I’ve been slowly reading Madeliene L’Engle’s A Circle of Quiet. The book is made up of lovely ramblings of her life in the country with her family and as a writer. She weaves words of wisdom throughout its pages. I wanted to steal the title of the book for the blog, but “A Circle of Quiet” was already taken. That’s probably a good thing, because I don’t want to go to prison for copyright infringement (I think that’s what the charge would be). Then, Circle of Quiet was taken, too. So I thought, The Circle of Quiet or My Circle of Quiet. Both of those sounded like they should end with an exclamation point and an arrow pointed towards me. Not quite the kind of title I was going for. So, I landed on This Circle of Quiet. I like what it conveys. And, even though I don’t really think it describes me very well, its what I’m going for this year. And, moving to the country, we are quite literally moving into a quieter space.

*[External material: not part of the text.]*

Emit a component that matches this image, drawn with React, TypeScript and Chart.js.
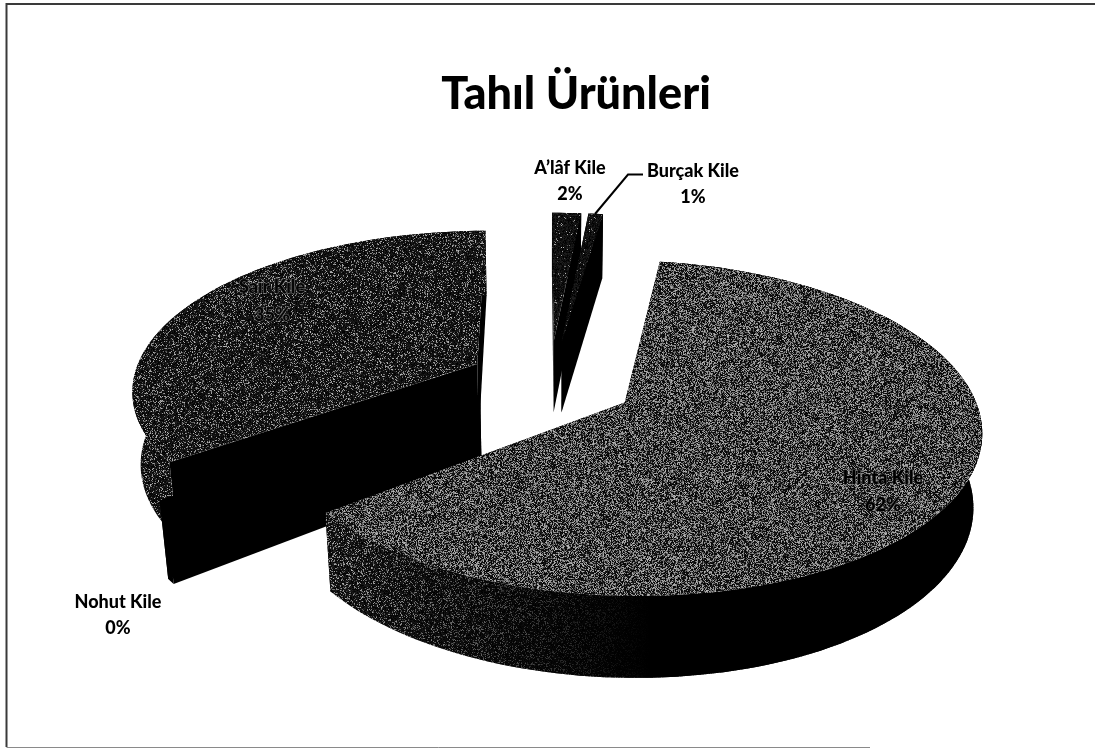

This year, I would like to have quiet on the inside as well as the outside. One way to take a step towards this is to get off Team Shame. Huh? you ask. Team Shame is the arch-rival of Team Grace. Here’s some examples of the running thoughts of Team Shame: “I should be doing ___,” (lots of thoughts begin with I should), “I feel really bad for (this thing that I did or didn’t do),” and “Why am I not more like (this random person that is prettier, skinnier, smarter, funnier, etc.) than me?” Basically, Team Shame focuses on what you don’t have, don’t do, should be, shouldn’t do, and lives there forever. I’m being a bit lighthearted about this, but I know that it is how many people live and think and work and play. Me included. So, this is the year, that I move from Team Shame to Team Grace. The thought processes of Team Grace are more like: “I didn’t do that, but that’s okay,” “Here friends, take a second helping, there will always be enough,” and “I’m so happy for that pretty, skinny, smart, funny person, and, hey, I’ve got some good things going for me, too.” The thoughts may begin similarly to those of Team Shame, but they end very differently. Their thoughts end with some form of “Its okay.” I think surgery, a brain transplant specifically, may be required to move me from Team Shame to Team Grace, but I’m ready. Thankfully, Gregg and several dear friends of mine are key members of Team Grace. They’re trying their best to recruit me.
I’m not sure what this surgery/recruitment process will look like. I think it involves praying, catching myself at the beginning of Team Shame thought runs, and I’m sure there’s more, but that’s all I’ve got for now.